My suspicions on the proposed desal plant by the Victorian government is that it is just a further step in privatising (therefore profiteering) a public and ecological necessity - humans aren't the only life forms in need of safe water.
If desalination could be achieved using secondary heat from a variety of industrial processes and I believe it is as you say, the result would be distilled water - yes or no?
If yes, could this water be added to natural resources for it to revitalised with the minerals required for consumption - the "shandying" effect as Csteele posited for recycled effluent?
Are you concerned as I am, that nothing substantial will be done towards sustainable living until a way to profit in the short term rather than the long term is found?
At the foundation of my concern is the following excerpt from 10 Myths about Sustainability (http://www.sciam.com/article.cfm?id=top-10-myths-about-sustainability):
"Myth 5: Sustainability is too expensive.

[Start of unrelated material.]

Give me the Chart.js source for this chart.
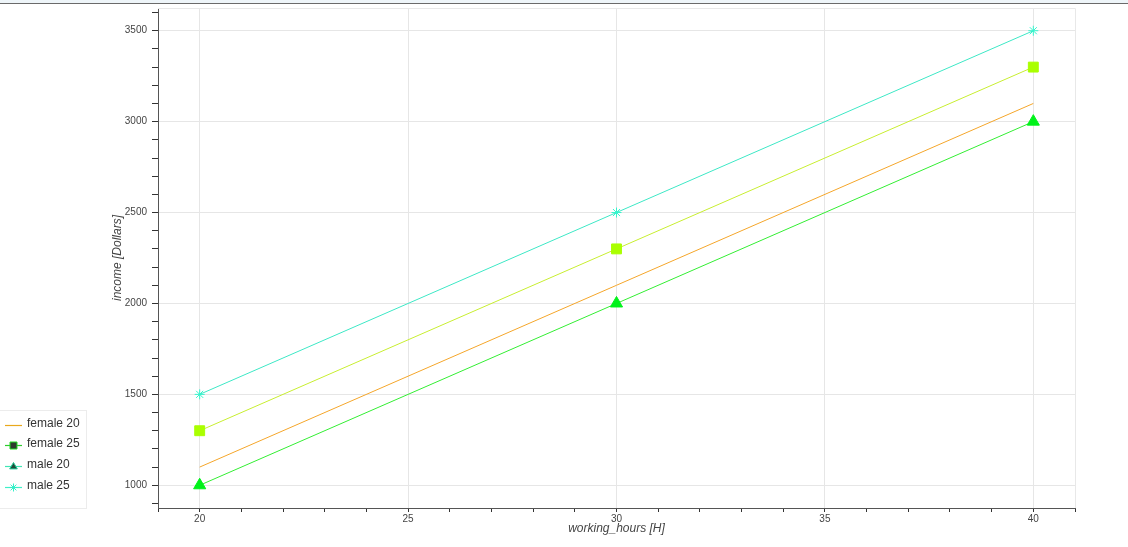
<!DOCTYPE html>
<html>
<head>
<meta charset="utf-8">
<script src="https://cdn.jsdelivr.net/npm/chart.js@4/dist/chart.umd.min.js"></script>
<style>
  html, body { margin: 0; padding: 0; background: #ffffff; }
  #wrap { position: relative; width: 1128px; height: 547px; }
  #topbar { position: absolute; left: 0; top: 0; width: 1128px; height: 3px; background: #eef5f9; border-bottom: 1px solid #6a6a6a; }
  canvas { display: block; }
</style>
</head>
<body>
<div id="wrap">
  <canvas id="c" width="1128" height="547"></canvas>
  <div id="topbar"></div>
</div>
<script>
// ---- data ----
const hours = [20, 30, 40];
const female20 = [1100, 2100, 3100];
const female25 = [1300, 2300, 3300];
const male20 = [1000, 2000, 3000];
const male25 = [1500, 2500, 3500];
const seriesNames = ['female 20', 'female 25', 'male 20', 'male 25'];
const xMajorTicks = [20, 25, 30, 35, 40];
const yMajorTicks = [1000, 1500, 2000, 2500, 3000, 3500];
const xTitle = 'working_hours [H]';
const yTitle = 'income [Dollars]';

const toPts = vals => hours.map((h, i) => ({ x: h, y: vals[i] }));

const FONT = '"Liberation Sans", Arial, Helvetica, sans-serif';

// legend appearance (as drawn in the reference)
const legendStyles = [
  { line: '#e9a81c', marker: null },
  { line: '#2ecc2e', marker: 'rect', fill: '#2f3a2f', stroke: '#22dd22' },
  { line: '#3fe6b4', marker: 'triangle', fill: '#1e4d3a', stroke: '#22cc99' },
  { line: '#3ff0c8', marker: 'star', fill: '#33f0c8', stroke: '#33f0c8' }
];

function drawMarker(ctx, type, x, y, r, fill, stroke) {
  ctx.save();
  ctx.fillStyle = fill; ctx.strokeStyle = stroke; ctx.lineWidth = 1;
  ctx.beginPath();
  if (type === 'rect') {
    ctx.rect(x - r, y - r, 2 * r, 2 * r);
    ctx.fill(); ctx.stroke();
  } else if (type === 'triangle') {
    ctx.moveTo(x, y - r);
    ctx.lineTo(x + r * 0.95, y + r * 0.6);
    ctx.lineTo(x - r * 0.95, y + r * 0.6);
    ctx.closePath();
    ctx.fill(); ctx.stroke();
  } else if (type === 'star') {
    ctx.moveTo(x - r, y); ctx.lineTo(x + r, y);
    ctx.moveTo(x, y - r); ctx.lineTo(x, y + r);
    const d = r * 0.72;
    ctx.moveTo(x - d, y - d); ctx.lineTo(x + d, y + d);
    ctx.moveTo(x - d, y + d); ctx.lineTo(x + d, y - d);
    ctx.stroke();
  }
  ctx.restore();
}

const customLegend = {
  id: 'customLegend',
  afterDraw(chart) {
    const ctx = chart.ctx;
    ctx.save();
    ctx.fillStyle = '#ffffff';
    ctx.fillRect(-1, 410, 88, 98);
    ctx.strokeStyle = '#ececec';
    ctx.lineWidth = 1;
    ctx.strokeRect(-1.5, 410.5, 88, 98);
    const rows = [425, 445, 466, 487];
    ctx.font = '12px ' + FONT;
    ctx.textBaseline = 'middle';
    ctx.textAlign = 'left';
    seriesNames.forEach((name, i) => {
      const y = rows[i];
      const st = legendStyles[i];
      ctx.strokeStyle = st.line;
      ctx.lineWidth = 1.2;
      ctx.beginPath();
      ctx.moveTo(5, y + 0.5); ctx.lineTo(22, y + 0.5);
      ctx.stroke();
      if (st.marker) {
        const r = st.marker === 'rect' ? 3.5 : 4;
        drawMarker(ctx, st.marker, 13.5, y + 0.5, r, st.fill, st.stroke);
      }
      ctx.fillStyle = '#333333';
      ctx.fillText(name, 27, y - 1);
    });
    ctx.restore();
  }
};

const outline = {
  id: 'outline',
  beforeDatasetsDraw(chart) {
    const { ctx, chartArea: a } = chart;
    ctx.save();
    ctx.strokeStyle = '#e8e8e8';
    ctx.lineWidth = 1;
    ctx.beginPath();
    ctx.moveTo(a.left, Math.round(a.top) + 0.5);
    ctx.lineTo(Math.round(a.right) + 0.5, Math.round(a.top) + 0.5);
    ctx.lineTo(Math.round(a.right) + 0.5, a.bottom);
    ctx.stroke();
    ctx.restore();
  }
};

new Chart(document.getElementById('c'), {
  type: 'line',
  data: {
    datasets: [
      {
        label: seriesNames[0], data: toPts(female20),
        borderColor: '#f5a62a', borderWidth: 1, pointRadius: 0, pointHoverRadius: 0
      },
      {
        label: seriesNames[1], data: toPts(female25),
        borderColor: '#c8ee30', borderWidth: 1,
        pointStyle: 'rect', pointRadius: 7, pointBackgroundColor: '#aaff00', pointBorderColor: '#aaff00', pointBorderWidth: 1
      },
      {
        label: seriesNames[2], data: toPts(male20),
        borderColor: '#33ee33', borderWidth: 1,
        pointStyle: 'triangle', pointRadius: 7, pointBackgroundColor: '#00f21a', pointBorderColor: '#00f21a', pointBorderWidth: 1
      },
      {
        label: seriesNames[3], data: toPts(male25),
        borderColor: '#3de8c6', borderWidth: 1,
        pointStyle: 'star', pointRadius: 5, pointBackgroundColor: '#33f5cc', pointBorderColor: '#33f5cc', pointBorderWidth: 1
      }
    ]
  },
  options: {
    responsive: false,
    animation: false,
    devicePixelRatio: 1,
    layout: { padding: { left: 106, right: 53, top: 8, bottom: 0 } },
    plugins: {
      legend: { display: false },
      tooltip: { enabled: false }
    },
    elements: { line: { tension: 0 } },
    scales: {
      x: {
        type: 'linear',
        min: 19, max: 41,
        afterBuildTicks(scale) {
          const t = [];
          for (let v = 19; v <= 41; v++) t.push({ value: v });
          scale.ticks = t;
        },
        afterFit(scale) { scale.height = 39; scale.paddingLeft = 0; scale.paddingRight = 0; },
        ticks: {
          autoSkip: false, maxRotation: 0, padding: 1,
          color: '#444444',
          font: { family: FONT, size: 10 },
          callback: v => (xMajorTicks.includes(v) ? String(v) : '')
        },
        grid: {
          color: c => (c.tick && xMajorTicks.includes(c.tick.value) ? '#e6e6e6' : 'rgba(0,0,0,0)'),
          tickColor: '#333333',
          tickLength: 4,
          lineWidth: 1
        },
        border: { display: true, color: '#555555', width: 1 },
        title: {
          display: true, text: xTitle, color: '#444444',
          font: { family: FONT, size: 12, style: 'italic' },
          padding: { top: 0, bottom: 11 }
        }
      },
      y: {
        type: 'linear',
        min: 875, max: 3625,
        afterBuildTicks(scale) {
          const t = [];
          for (let v = 900; v <= 3600; v += 100) t.push({ value: v });
          scale.ticks = t;
        },
        afterFit(scale) { scale.width = 52; scale.paddingTop = 0; scale.paddingBottom = 0; },
        ticks: {
          autoSkip: false, padding: 5,
          color: '#444444',
          font: { family: FONT, size: 10 },
          callback: v => (yMajorTicks.includes(v) ? String(v) : '')
        },
        grid: {
          color: c => (c.tick && yMajorTicks.includes(c.tick.value) ? '#e6e6e6' : 'rgba(0,0,0,0)'),
          tickColor: '#333333',
          tickLength: 6,
          lineWidth: 1
        },
        border: { display: true, color: '#555555', width: 1 },
        title: {
          display: true, text: yTitle, color: '#444444',
          font: { family: FONT, size: 12, style: 'italic' },
          padding: { top: 4, bottom: 4 }
        }
      }
    }
  },
  plugins: [outline, customLegend]
});
</script>
</body>
</html>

If there is an 800-pound gorilla in the room of sustainability, this myth is it. That’s because, as Gabriel observes, “there’s a grain of truth to it.” But only a grain. “It’s only true in the short term in certain circumstances,” Cortese says, “but certainly not in the long term.” The truth lies in the fact that if you already have an unsustainable system in place—a factory or a transportation system, for example, or a furnace in your house, an incandescent lightbulb in your lamp or a Hummer in your driveway—you have to spend some money up front to switch to a more sustainable technology."